● **Stated goal**: In the listing below, locate the line with "Output the Python" and the line with "import seaborn as sns", then output both and everything between them exactly, minus any pictures.

— START Records to process —

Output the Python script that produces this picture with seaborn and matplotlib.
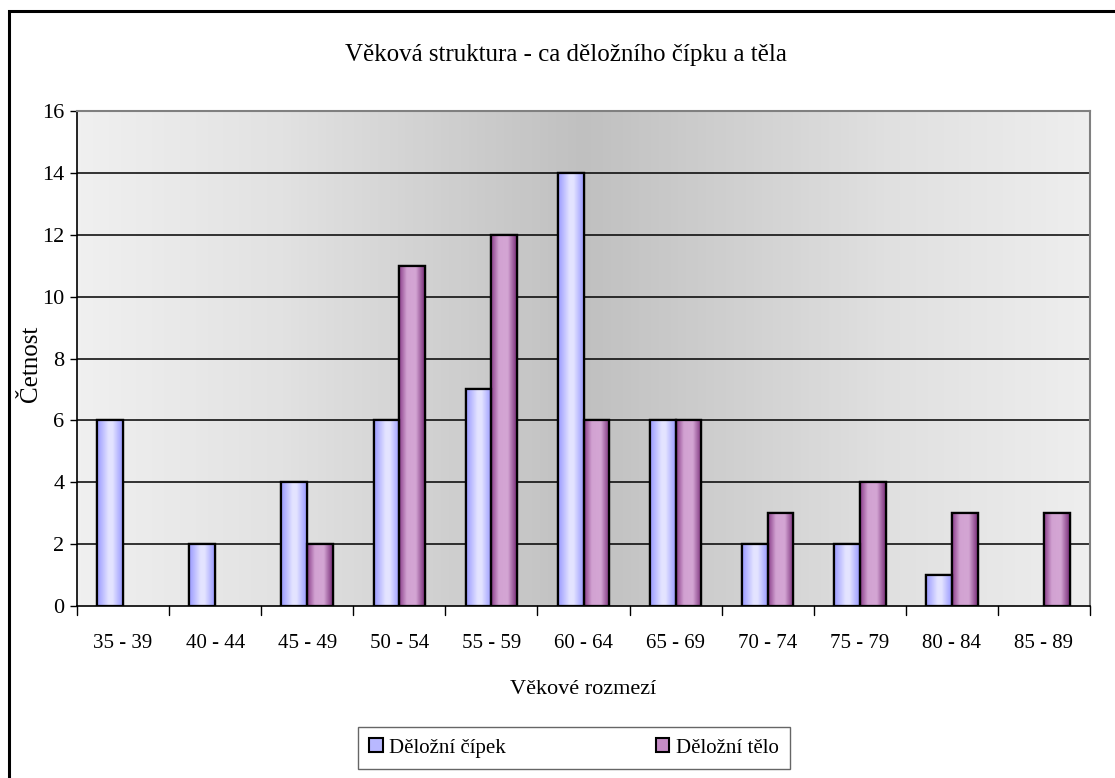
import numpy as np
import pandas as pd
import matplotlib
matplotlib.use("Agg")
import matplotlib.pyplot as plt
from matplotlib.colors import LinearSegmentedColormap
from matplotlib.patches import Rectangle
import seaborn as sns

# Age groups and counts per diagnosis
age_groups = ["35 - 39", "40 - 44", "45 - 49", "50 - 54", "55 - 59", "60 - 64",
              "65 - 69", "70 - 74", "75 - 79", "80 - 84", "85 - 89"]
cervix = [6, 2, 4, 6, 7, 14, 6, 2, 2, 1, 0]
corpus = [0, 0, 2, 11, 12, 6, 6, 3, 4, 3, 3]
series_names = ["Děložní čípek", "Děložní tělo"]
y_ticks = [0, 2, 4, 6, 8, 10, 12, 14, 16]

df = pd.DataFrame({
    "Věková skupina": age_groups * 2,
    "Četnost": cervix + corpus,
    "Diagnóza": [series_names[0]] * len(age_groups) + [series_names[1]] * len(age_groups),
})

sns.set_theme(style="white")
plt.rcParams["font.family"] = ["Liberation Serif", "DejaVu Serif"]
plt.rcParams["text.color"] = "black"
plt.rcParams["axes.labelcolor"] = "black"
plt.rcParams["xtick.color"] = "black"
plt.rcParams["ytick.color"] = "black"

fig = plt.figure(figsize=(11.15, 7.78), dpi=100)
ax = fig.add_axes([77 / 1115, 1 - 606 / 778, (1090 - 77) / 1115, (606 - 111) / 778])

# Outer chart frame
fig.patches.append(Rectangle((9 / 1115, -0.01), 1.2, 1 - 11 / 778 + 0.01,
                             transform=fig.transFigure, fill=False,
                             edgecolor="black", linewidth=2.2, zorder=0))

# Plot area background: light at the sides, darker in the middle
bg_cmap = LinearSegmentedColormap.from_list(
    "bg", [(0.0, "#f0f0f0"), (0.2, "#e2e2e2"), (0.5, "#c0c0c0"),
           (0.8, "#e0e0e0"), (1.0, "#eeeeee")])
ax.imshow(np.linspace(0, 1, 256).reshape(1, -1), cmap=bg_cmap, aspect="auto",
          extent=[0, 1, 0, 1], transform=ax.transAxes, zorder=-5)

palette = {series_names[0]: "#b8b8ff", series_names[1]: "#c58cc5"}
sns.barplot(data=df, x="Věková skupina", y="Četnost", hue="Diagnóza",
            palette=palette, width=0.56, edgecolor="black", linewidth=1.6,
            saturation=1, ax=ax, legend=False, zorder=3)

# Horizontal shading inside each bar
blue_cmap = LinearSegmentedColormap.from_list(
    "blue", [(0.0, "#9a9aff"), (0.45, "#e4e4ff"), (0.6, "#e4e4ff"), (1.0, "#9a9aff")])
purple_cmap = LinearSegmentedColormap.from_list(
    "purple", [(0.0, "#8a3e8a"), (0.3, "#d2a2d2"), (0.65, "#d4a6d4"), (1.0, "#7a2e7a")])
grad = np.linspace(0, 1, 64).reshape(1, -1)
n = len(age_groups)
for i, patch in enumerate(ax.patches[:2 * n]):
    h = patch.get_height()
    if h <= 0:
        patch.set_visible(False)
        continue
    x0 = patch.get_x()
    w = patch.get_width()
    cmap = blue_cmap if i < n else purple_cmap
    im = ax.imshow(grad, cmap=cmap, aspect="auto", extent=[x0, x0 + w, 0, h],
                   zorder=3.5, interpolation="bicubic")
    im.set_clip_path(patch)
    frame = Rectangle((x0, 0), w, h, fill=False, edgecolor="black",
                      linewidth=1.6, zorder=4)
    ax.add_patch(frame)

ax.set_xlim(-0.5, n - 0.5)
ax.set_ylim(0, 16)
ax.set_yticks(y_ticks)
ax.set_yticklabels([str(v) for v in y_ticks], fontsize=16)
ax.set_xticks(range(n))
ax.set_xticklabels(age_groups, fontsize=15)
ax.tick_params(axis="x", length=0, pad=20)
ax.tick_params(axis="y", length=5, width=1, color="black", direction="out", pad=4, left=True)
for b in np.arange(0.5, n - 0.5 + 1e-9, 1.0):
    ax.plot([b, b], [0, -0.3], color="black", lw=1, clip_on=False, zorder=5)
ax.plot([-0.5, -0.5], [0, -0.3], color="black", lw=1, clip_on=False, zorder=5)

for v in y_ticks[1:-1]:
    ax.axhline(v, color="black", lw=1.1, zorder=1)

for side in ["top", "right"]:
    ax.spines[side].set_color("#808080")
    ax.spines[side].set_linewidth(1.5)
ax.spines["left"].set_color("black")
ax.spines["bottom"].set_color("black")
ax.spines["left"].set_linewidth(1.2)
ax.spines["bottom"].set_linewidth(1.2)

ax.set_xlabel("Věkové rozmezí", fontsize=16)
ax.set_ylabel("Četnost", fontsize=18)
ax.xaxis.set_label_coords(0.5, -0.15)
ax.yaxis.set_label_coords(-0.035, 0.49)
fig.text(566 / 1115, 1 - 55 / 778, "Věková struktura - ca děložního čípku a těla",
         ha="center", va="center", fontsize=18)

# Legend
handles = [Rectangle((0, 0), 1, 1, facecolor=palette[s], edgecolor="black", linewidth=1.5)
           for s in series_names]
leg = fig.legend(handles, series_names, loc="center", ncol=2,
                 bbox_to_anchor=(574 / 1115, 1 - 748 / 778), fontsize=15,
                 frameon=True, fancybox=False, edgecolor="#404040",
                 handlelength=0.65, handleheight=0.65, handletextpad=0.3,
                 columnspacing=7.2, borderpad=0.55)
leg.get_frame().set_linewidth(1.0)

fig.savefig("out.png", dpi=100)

— END Records to process —
— START Records to process —

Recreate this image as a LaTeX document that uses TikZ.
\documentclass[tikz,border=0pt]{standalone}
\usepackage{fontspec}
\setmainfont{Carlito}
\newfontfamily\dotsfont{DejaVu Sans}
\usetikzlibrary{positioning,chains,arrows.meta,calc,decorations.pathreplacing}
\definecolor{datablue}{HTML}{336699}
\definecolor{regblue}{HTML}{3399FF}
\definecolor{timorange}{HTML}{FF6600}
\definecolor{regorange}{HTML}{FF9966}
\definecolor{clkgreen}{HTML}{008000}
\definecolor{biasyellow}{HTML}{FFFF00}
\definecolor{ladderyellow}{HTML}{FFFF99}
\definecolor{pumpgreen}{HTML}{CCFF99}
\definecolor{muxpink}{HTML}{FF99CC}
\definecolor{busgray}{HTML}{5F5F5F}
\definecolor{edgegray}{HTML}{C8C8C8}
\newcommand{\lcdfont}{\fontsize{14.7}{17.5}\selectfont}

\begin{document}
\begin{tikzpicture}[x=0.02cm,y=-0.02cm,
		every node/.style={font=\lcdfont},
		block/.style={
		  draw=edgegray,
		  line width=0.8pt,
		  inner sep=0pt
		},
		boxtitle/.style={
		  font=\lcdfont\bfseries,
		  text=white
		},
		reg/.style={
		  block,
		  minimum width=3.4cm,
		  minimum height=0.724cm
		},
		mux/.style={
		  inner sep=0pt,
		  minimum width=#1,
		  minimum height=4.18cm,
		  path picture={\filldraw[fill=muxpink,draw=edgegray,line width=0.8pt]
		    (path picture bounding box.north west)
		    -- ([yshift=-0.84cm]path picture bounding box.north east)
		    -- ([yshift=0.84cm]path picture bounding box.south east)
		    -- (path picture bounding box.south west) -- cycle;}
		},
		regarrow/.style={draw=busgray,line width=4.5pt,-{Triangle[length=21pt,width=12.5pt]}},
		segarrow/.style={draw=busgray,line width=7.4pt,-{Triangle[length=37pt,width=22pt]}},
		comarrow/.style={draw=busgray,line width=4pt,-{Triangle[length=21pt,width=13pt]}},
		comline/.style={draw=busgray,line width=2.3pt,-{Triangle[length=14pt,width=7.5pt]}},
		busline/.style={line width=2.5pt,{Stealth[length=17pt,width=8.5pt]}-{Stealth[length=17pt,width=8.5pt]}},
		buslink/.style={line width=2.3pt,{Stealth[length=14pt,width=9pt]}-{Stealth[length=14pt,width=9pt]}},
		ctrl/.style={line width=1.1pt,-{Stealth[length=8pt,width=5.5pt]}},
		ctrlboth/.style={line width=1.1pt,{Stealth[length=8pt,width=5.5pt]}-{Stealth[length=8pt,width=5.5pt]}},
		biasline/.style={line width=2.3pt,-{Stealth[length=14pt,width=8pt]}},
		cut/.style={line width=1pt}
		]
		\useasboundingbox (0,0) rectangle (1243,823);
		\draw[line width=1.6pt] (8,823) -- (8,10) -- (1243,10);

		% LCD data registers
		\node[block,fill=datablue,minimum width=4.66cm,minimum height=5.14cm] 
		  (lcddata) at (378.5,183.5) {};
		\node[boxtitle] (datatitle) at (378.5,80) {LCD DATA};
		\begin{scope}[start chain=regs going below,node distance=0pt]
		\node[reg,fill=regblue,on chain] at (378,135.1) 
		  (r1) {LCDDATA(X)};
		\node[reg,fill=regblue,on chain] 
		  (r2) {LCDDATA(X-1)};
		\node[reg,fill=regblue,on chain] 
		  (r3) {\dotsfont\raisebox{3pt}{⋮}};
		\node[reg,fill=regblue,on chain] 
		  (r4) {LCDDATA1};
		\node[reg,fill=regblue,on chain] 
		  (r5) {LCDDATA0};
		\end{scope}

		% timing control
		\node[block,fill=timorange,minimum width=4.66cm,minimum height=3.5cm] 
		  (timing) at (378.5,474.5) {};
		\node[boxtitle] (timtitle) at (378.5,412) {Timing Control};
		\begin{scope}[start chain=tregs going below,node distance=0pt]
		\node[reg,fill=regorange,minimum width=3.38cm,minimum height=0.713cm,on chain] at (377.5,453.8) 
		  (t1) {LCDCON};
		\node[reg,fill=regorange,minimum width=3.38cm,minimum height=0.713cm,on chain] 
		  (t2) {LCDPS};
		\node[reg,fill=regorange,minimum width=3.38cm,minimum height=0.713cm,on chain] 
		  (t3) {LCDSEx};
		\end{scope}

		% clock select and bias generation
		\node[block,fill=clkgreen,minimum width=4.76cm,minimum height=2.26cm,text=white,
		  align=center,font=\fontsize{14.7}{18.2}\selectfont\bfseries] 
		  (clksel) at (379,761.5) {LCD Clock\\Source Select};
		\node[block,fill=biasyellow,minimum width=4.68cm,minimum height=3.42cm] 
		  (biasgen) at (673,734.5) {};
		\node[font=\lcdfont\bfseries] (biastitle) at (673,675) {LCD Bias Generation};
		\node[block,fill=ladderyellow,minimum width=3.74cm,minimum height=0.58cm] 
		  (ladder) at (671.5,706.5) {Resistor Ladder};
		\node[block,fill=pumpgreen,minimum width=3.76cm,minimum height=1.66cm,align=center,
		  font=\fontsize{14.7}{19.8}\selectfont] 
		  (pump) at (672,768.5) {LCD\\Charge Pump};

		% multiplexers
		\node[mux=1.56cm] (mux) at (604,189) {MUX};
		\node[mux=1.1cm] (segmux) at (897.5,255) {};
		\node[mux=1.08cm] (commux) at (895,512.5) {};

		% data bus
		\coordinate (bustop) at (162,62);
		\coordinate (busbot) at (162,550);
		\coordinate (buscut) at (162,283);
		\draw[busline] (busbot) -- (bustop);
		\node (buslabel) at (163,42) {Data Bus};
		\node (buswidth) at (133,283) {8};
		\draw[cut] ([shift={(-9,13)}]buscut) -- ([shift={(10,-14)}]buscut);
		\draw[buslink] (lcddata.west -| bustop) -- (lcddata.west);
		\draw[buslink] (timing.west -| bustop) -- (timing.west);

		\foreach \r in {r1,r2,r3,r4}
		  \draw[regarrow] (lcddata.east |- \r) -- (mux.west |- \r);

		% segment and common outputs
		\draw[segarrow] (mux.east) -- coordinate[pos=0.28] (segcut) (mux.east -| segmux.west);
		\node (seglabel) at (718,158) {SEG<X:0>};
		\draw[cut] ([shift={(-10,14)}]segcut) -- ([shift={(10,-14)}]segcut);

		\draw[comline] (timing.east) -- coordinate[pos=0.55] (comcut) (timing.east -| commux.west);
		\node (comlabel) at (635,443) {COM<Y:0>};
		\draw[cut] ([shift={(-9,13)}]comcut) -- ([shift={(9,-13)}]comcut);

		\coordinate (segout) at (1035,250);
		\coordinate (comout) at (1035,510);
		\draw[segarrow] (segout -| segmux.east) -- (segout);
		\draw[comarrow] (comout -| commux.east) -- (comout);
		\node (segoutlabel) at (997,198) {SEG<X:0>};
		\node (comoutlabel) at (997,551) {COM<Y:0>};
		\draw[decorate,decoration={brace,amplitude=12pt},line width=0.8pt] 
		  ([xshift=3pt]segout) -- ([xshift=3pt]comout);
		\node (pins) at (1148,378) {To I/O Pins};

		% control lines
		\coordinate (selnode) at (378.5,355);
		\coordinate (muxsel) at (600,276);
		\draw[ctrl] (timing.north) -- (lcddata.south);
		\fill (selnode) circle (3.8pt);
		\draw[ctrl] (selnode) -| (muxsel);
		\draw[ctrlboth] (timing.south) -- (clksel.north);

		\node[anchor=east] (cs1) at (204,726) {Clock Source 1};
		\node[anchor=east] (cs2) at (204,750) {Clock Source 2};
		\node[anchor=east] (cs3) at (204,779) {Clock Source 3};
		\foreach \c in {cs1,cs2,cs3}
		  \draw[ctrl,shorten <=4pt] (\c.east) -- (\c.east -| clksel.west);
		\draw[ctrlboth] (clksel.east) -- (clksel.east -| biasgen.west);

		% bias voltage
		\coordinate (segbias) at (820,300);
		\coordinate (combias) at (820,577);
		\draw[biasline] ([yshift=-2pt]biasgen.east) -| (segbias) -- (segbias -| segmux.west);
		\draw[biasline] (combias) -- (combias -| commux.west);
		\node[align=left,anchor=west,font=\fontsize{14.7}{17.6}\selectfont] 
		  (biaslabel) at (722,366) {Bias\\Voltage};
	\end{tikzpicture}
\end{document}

— END Records to process —

● **Finished task**:
Output the Python script that produces this picture with seaborn and matplotlib.
import numpy as np
import pandas as pd
import matplotlib
matplotlib.use("Agg")
import matplotlib.pyplot as plt
from matplotlib.colors import LinearSegmentedColormap
from matplotlib.patches import Rectangle
import seaborn as sns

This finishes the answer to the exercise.